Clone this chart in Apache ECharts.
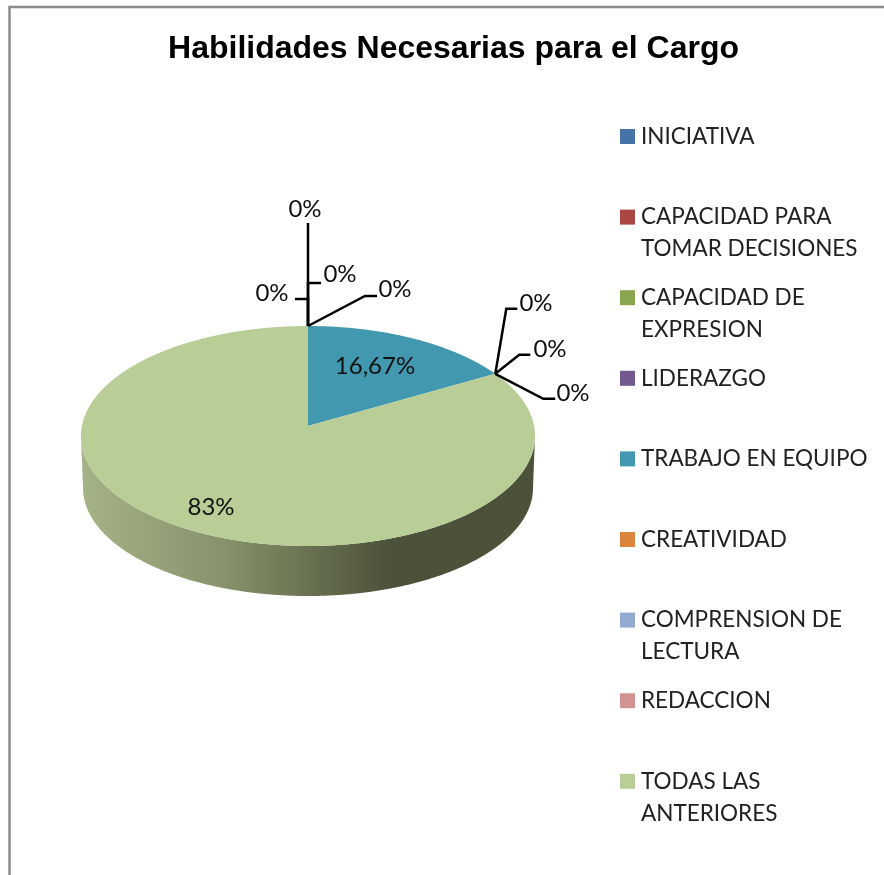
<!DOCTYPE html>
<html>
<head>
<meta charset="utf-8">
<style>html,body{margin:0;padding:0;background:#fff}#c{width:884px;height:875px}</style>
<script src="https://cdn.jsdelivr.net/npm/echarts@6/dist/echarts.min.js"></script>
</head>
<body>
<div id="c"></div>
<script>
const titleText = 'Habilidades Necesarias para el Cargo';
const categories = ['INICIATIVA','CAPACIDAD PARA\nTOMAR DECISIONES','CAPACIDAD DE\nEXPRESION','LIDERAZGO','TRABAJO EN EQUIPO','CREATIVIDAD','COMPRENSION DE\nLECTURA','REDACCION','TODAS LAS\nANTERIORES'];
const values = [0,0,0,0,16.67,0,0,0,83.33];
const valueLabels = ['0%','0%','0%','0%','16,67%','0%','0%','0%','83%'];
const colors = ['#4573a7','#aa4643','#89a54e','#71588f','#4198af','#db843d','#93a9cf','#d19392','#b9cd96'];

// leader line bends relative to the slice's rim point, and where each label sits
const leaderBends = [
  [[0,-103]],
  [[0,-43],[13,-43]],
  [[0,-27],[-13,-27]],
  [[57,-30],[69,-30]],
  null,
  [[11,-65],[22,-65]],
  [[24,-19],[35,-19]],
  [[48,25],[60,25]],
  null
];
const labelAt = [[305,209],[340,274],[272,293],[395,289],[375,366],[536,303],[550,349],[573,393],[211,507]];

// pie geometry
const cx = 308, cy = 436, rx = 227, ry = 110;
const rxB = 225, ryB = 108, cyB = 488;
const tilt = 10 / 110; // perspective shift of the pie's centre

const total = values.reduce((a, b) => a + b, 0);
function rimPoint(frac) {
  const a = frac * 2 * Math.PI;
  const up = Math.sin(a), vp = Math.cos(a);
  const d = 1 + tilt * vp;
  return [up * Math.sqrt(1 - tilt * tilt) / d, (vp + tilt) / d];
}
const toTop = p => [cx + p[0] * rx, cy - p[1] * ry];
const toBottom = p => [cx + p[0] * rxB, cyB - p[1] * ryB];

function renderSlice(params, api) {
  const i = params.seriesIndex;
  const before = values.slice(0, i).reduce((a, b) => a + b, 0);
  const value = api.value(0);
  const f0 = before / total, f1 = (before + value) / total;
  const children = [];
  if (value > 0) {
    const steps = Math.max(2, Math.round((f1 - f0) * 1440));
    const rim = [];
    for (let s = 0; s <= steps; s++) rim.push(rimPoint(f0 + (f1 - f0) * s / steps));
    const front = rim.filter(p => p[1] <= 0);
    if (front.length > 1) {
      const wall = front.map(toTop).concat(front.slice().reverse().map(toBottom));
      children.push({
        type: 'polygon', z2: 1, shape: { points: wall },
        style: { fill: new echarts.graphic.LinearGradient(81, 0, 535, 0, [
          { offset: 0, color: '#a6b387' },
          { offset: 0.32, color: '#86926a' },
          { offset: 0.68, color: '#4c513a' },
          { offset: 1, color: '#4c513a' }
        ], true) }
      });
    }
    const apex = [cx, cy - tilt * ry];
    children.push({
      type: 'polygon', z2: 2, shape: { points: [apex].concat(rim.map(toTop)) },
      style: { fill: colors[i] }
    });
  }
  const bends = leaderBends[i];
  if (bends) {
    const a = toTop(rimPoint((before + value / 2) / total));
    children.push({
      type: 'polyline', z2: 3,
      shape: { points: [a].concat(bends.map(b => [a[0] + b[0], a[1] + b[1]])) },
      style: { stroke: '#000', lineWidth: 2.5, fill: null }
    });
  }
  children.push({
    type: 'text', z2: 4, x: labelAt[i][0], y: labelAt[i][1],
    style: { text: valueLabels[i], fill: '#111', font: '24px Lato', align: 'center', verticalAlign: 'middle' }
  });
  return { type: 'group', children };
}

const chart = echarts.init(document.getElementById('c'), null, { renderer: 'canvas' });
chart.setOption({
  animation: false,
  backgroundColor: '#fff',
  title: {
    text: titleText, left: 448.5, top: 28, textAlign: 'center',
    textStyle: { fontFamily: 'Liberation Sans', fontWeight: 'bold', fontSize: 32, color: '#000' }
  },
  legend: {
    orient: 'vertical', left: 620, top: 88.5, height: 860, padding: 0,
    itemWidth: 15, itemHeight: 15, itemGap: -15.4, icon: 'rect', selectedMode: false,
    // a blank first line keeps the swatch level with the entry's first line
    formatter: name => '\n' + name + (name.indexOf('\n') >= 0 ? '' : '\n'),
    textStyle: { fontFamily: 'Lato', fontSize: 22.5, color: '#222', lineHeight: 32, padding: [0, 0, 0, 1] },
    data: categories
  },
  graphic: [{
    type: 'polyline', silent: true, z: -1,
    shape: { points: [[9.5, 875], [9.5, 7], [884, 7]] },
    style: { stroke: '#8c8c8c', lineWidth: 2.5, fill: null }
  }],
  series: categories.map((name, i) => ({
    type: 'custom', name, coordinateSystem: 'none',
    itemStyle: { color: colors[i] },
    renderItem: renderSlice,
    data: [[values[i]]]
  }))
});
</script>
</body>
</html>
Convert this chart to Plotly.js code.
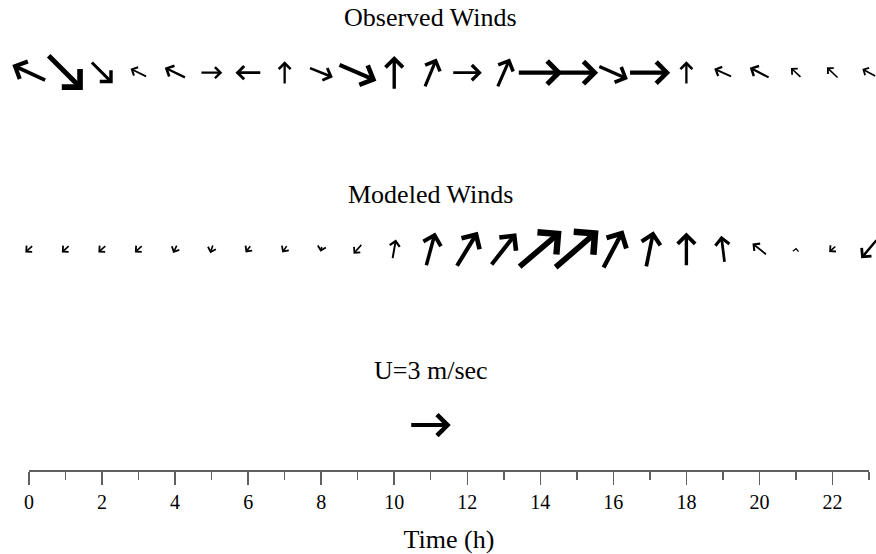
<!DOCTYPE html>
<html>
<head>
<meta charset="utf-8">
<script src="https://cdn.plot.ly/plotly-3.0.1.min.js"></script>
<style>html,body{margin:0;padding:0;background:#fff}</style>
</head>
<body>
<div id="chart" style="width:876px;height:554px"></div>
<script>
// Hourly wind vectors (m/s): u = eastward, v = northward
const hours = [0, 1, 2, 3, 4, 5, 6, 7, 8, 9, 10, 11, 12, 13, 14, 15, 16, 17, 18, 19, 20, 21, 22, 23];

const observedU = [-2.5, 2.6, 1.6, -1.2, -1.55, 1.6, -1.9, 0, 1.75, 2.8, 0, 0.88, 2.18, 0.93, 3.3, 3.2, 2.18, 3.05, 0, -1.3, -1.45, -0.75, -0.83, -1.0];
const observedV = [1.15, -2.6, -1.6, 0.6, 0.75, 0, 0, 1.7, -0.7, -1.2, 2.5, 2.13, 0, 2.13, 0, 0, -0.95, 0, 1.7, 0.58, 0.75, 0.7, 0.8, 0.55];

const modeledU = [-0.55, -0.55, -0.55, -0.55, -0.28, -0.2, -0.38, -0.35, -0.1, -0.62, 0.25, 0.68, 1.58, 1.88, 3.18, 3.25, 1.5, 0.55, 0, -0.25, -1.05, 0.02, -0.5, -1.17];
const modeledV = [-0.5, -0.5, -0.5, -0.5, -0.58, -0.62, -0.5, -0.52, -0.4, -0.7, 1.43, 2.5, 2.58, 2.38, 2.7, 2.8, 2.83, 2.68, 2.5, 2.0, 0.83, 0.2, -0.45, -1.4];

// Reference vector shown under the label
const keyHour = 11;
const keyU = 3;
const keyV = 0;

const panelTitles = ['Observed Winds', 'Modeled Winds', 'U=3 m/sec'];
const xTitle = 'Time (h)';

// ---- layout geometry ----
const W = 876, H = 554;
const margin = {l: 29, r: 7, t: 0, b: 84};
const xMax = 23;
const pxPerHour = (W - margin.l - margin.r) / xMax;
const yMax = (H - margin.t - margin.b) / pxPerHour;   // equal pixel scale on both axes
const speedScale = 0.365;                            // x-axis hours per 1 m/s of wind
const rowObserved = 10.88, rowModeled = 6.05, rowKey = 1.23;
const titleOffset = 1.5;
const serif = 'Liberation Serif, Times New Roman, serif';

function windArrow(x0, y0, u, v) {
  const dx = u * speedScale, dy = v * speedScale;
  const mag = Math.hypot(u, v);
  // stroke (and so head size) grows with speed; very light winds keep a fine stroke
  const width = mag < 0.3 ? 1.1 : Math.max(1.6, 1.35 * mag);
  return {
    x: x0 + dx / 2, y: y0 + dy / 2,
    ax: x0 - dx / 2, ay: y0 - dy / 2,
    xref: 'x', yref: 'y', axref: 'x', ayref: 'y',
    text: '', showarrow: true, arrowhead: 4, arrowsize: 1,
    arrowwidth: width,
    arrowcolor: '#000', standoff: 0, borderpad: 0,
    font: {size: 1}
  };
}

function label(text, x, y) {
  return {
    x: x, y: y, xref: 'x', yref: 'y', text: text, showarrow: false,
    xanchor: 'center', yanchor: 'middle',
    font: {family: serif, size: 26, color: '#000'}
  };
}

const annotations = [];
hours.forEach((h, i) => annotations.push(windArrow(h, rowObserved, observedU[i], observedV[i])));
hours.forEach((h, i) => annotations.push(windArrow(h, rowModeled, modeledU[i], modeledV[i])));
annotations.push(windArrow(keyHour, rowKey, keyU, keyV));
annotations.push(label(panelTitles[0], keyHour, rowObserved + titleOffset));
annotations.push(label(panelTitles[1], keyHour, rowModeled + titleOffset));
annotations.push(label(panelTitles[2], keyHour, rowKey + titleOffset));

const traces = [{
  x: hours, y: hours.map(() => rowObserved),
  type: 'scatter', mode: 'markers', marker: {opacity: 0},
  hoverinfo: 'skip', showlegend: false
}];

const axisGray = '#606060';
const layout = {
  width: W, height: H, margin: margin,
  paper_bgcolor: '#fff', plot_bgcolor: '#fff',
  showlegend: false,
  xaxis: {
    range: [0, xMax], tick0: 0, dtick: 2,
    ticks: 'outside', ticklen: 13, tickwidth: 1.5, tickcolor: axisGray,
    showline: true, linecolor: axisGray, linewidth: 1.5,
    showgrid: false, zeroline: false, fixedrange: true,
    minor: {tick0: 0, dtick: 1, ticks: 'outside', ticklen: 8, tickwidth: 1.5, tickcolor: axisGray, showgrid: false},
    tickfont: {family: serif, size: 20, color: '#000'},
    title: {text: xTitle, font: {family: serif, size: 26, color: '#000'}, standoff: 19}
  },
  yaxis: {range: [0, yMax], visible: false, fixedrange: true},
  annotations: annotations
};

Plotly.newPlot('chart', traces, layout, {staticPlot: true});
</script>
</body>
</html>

+ + + + +

**CHALLENGE:** With the pictures removed from your copy, retype the lines above from the one that contains "Convert this chart to Plotly.js code." through the one that contains "21, 22, 23];", exactly.

**RESULT:**
Convert this chart to Plotly.js code.
<!DOCTYPE html>
<html>
<head>
<meta charset="utf-8">
<script src="https://cdn.plot.ly/plotly-3.0.1.min.js"></script>
<style>html,body{margin:0;padding:0;background:#fff}</style>
</head>
<body>
<div id="chart" style="width:876px;height:554px"></div>
<script>
// Hourly wind vectors (m/s): u = eastward, v = northward
const hours = [0, 1, 2, 3, 4, 5, 6, 7, 8, 9, 10, 11, 12, 13, 14, 15, 16, 17, 18, 19, 20, 21, 22, 23];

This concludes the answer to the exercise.